AIM: Starting at the first line of the data, please print exactly those lines through the one that holds "const BLUE = '#0000ff';", omitting every picture.

==*==

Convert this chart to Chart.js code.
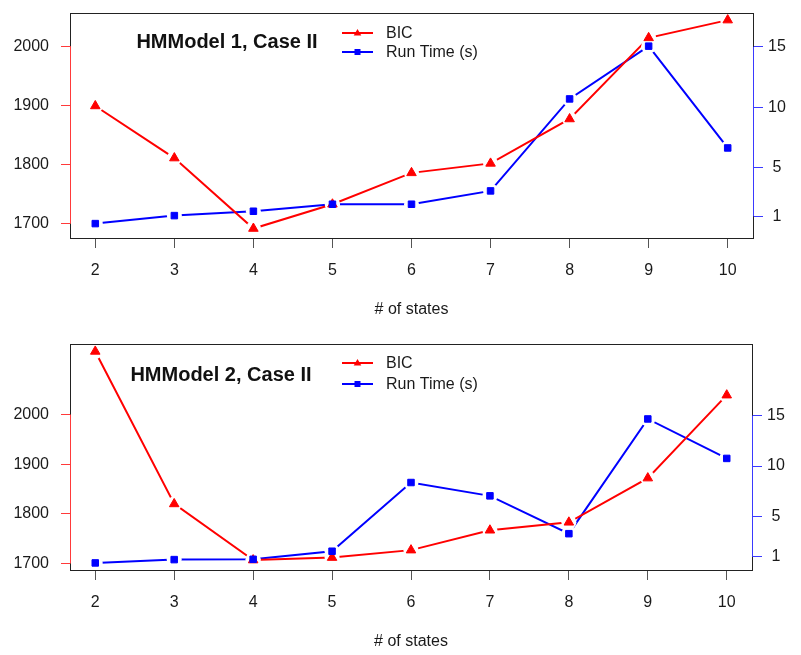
<!DOCTYPE html>
<html>
<head>
<meta charset="utf-8">
<script src="https://cdn.jsdelivr.net/npm/chart.js@4"></script>
<style>
  html, body { margin: 0; padding: 0; background: #fff; }
  .panel { position: absolute; left: 0; width: 801px; }
</style>
</head>
<body>
<div class="panel" style="top:0"><canvas id="chart1" width="801" height="327"></canvas></div>
<div class="panel" style="top:327px"><canvas id="chart2" width="801" height="328"></canvas></div>
<script>
// values
const states = [2, 3, 4, 5, 6, 7, 8, 9, 10];
const bic1 = [1899, 1811, 1692, 1733, 1786, 1802, 1877, 2014, 2044];
const runTime1 = [0.4, 1.06, 1.42, 2.0, 2.0, 3.1, 10.7, 15.06, 6.65];
const bic2 = [2127, 1820, 1707, 1712, 1727, 1767, 1783, 1872, 2039];
const runTime2 = [0.4, 0.73, 0.76, 1.56, 8.37, 7.05, 3.3, 14.67, 10.76];
const bicTicks = [1700, 1800, 1900, 2000];
const timeTicks = [1, 5, 10, 15];
const seriesNames = ['BIC', 'Run Time (s)'];

Chart.defaults.font.family = '"Liberation Sans", Arial, sans-serif';
Chart.defaults.font.size = 16;
Chart.defaults.color = '#1a1a1a';

const RED = '#ff0000';
const BLUE = '#0000ff';

// box, coloured axis lines, title and legend like base R plots
const rPanel = {
  id: 'rPanel',
  afterDatasetsDraw(chart) {
    const ctx = chart.ctx;
    const metas = chart.data.datasets.map((d, i) => chart.getDatasetMeta(i));
    // gaps around the points (type = "b")
    ctx.save();
    ctx.fillStyle = '#fff';
    metas.forEach(meta => {
      meta.data.forEach(pt => {
        ctx.beginPath();
        ctx.arc(pt.x, pt.y, 7.5, 0, Math.PI * 2);
        ctx.fill();
      });
    });
    ctx.restore();
    metas.forEach(meta => {
      meta.data.forEach(pt => pt.draw(ctx, chart.chartArea));
    });
  },
  afterDraw(chart, args, opts) {
    const ctx = chart.ctx;
    const a = chart.chartArea;
    const yL = chart.scales.y;
    const yR = chart.scales.y1;

    ctx.save();
    ctx.strokeStyle = '#222';
    ctx.lineWidth = 1;
    ctx.strokeRect(Math.round(a.left) + 0.5, Math.round(a.top) + 0.5,
      Math.round(a.right - a.left), Math.round(a.bottom - a.top));

    ctx.strokeStyle = '#ff3a3a';
    ctx.beginPath();
    ctx.moveTo(Math.round(a.left) + 0.5, yL.getPixelForValue(bicTicks[0]));
    ctx.lineTo(Math.round(a.left) + 0.5, yL.getPixelForValue(bicTicks[bicTicks.length - 1]));
    ctx.stroke();

    ctx.strokeStyle = '#3a3aff';
    ctx.beginPath();
    ctx.moveTo(Math.round(a.right) + 0.5, yR.getPixelForValue(timeTicks[0]));
    ctx.lineTo(Math.round(a.right) + 0.5, yR.getPixelForValue(timeTicks[timeTicks.length - 1]));
    ctx.stroke();

    // title
    ctx.fillStyle = '#111';
    ctx.font = 'bold 20px "Liberation Sans", Arial, sans-serif';
    ctx.textAlign = 'center';
    ctx.textBaseline = 'middle';
    ctx.fillText(opts.title, opts.titleX, opts.titleY);

    // legend
    ctx.font = '16px "Liberation Sans", Arial, sans-serif';
    ctx.textAlign = 'left';
    chart.data.datasets.forEach((ds, i) => {
      const y = opts.legendY[i];
      ctx.strokeStyle = ds.borderColor;
      ctx.lineWidth = 2;
      ctx.beginPath();
      ctx.moveTo(opts.legendX, y);
      ctx.lineTo(opts.legendX + 31, y);
      ctx.stroke();
      const cx = opts.legendX + 15.5;
      ctx.fillStyle = ds.borderColor;
      ctx.beginPath();
      if (ds.pointStyle === 'triangle') {
        ctx.moveTo(cx, y - 4);
        ctx.lineTo(cx + 3.8, y + 2.4);
        ctx.lineTo(cx - 3.8, y + 2.4);
        ctx.closePath();
      } else {
        ctx.rect(cx - 3, y - 3, 6, 6);
      }
      ctx.fill();
      ctx.fillStyle = '#1a1a1a';
      ctx.fillText(ds.label, opts.legendX + 44, y + 1);
    });
    ctx.restore();
  }
};

const plainNumber = v => String(v);

function makePanel(id, bic, runTime, cfg) {
  const ctx = document.getElementById(id).getContext('2d');
  return new Chart(ctx, {
    type: 'line',
    data: {
      datasets: [
        {
          label: seriesNames[0],
          data: states.map((s, i) => ({ x: s, y: bic[i] })),
          yAxisID: 'y',
          borderColor: RED,
          backgroundColor: RED,
          borderWidth: 2,
          pointStyle: 'triangle',
          pointRadius: 5.5,
          pointBorderWidth: 1,
          pointBorderColor: RED,
          tension: 0
        },
        {
          label: seriesNames[1],
          data: states.map((s, i) => ({ x: s, y: runTime[i] })),
          yAxisID: 'y1',
          borderColor: BLUE,
          backgroundColor: BLUE,
          borderWidth: 2,
          pointStyle: 'rect',
          pointRadius: 4.6,
          pointBorderWidth: 1,
          pointBorderColor: BLUE,
          tension: 0
        }
      ]
    },
    options: {
      responsive: false,
      animation: false,
      events: [],
      layout: { padding: { top: cfg.top, left: 0, right: 0, bottom: 0 } },
      plugins: {
        legend: { display: false },
        tooltip: { enabled: false },
        rPanel: {
          title: cfg.title,
          titleX: cfg.titleX,
          titleY: cfg.titleY,
          legendX: 342,
          legendY: cfg.legendY
        }
      },
      scales: {
        x: {
          type: 'linear',
          min: 1.68,
          max: 10.32,
          afterBuildTicks: s => { s.ticks = states.map(v => ({ value: v })); },
          afterFit: s => { s.height = cfg.xHeight; s.paddingLeft = 0; s.paddingRight = 0; },
          ticks: { padding: 13, color: '#1a1a1a', callback: plainNumber },
          grid: { drawOnChartArea: false, tickLength: 10, tickColor: '#555' },
          border: { display: false },
          title: {
            display: true,
            text: '# of states',
            color: '#1a1a1a',
            font: { size: 16 },
            padding: { top: 0, bottom: cfg.xTitlePad }
          }
        },
        y: {
          position: 'left',
          min: cfg.yMin,
          max: cfg.yMax,
          afterBuildTicks: s => { s.ticks = bicTicks.map(v => ({ value: v })); },
          afterFit: s => { s.width = 70; s.paddingTop = 0; s.paddingBottom = 0; },
          ticks: { padding: 12, color: '#1a1a1a', callback: plainNumber },
          grid: { drawOnChartArea: false, tickLength: 9, tickColor: '#ff3a3a' },
          border: { display: false }
        },
        y1: {
          position: 'right',
          min: cfg.y1Min,
          max: cfg.y1Max,
          afterBuildTicks: s => { s.ticks = timeTicks.map(v => ({ value: v })); },
          afterFit: s => { s.width = cfg.rightWidth; s.paddingTop = 0; s.paddingBottom = 0; },
          ticks: { padding: 5, crossAlign: 'center', color: '#1a1a1a', callback: plainNumber },
          grid: { drawOnChartArea: false, tickLength: 10, tickColor: '#3a3aff' },
          border: { display: false }
        }
      }
    },
    plugins: [rPanel]
  });
}

makePanel('chart1', bic1, runTime1, {
  title: 'HMModel 1, Case II',
  titleX: 227, titleY: 42,
  legendY: [33, 52],
  top: 13, xHeight: 89, xTitlePad: 8, rightWidth: 48,
  yMin: 1676, yMax: 2056, y1Min: -0.79, y1Max: 17.8
});

makePanel('chart2', bic2, runTime2, {
  title: 'HMModel 2, Case II',
  titleX: 221, titleY: 48,
  legendY: [36, 57],
  top: 17, xHeight: 85, xTitlePad: 4, rightWidth: 49,
  yMin: 1687, yMax: 2142, y1Min: -0.3, y1Max: 22.1
});
</script>
</body>
</html>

==*==

EXERCISE ANSWER:
Convert this chart to Chart.js code.
<!DOCTYPE html>
<html>
<head>
<meta charset="utf-8">
<script src="https://cdn.jsdelivr.net/npm/chart.js@4"></script>
<style>
  html, body { margin: 0; padding: 0; background: #fff; }
  .panel { position: absolute; left: 0; width: 801px; }
</style>
</head>
<body>
<div class="panel" style="top:0"><canvas id="chart1" width="801" height="327"></canvas></div>
<div class="panel" style="top:327px"><canvas id="chart2" width="801" height="328"></canvas></div>
<script>
// values
const states = [2, 3, 4, 5, 6, 7, 8, 9, 10];
const bic1 = [1899, 1811, 1692, 1733, 1786, 1802, 1877, 2014, 2044];
const runTime1 = [0.4, 1.06, 1.42, 2.0, 2.0, 3.1, 10.7, 15.06, 6.65];
const bic2 = [2127, 1820, 1707, 1712, 1727, 1767, 1783, 1872, 2039];
const runTime2 = [0.4, 0.73, 0.76, 1.56, 8.37, 7.05, 3.3, 14.67, 10.76];
const bicTicks = [1700, 1800, 1900, 2000];
const timeTicks = [1, 5, 10, 15];
const seriesNames = ['BIC', 'Run Time (s)'];

Chart.defaults.font.family = '"Liberation Sans", Arial, sans-serif';
Chart.defaults.font.size = 16;
Chart.defaults.color = '#1a1a1a';

const RED = '#ff0000';
const BLUE = '#0000ff';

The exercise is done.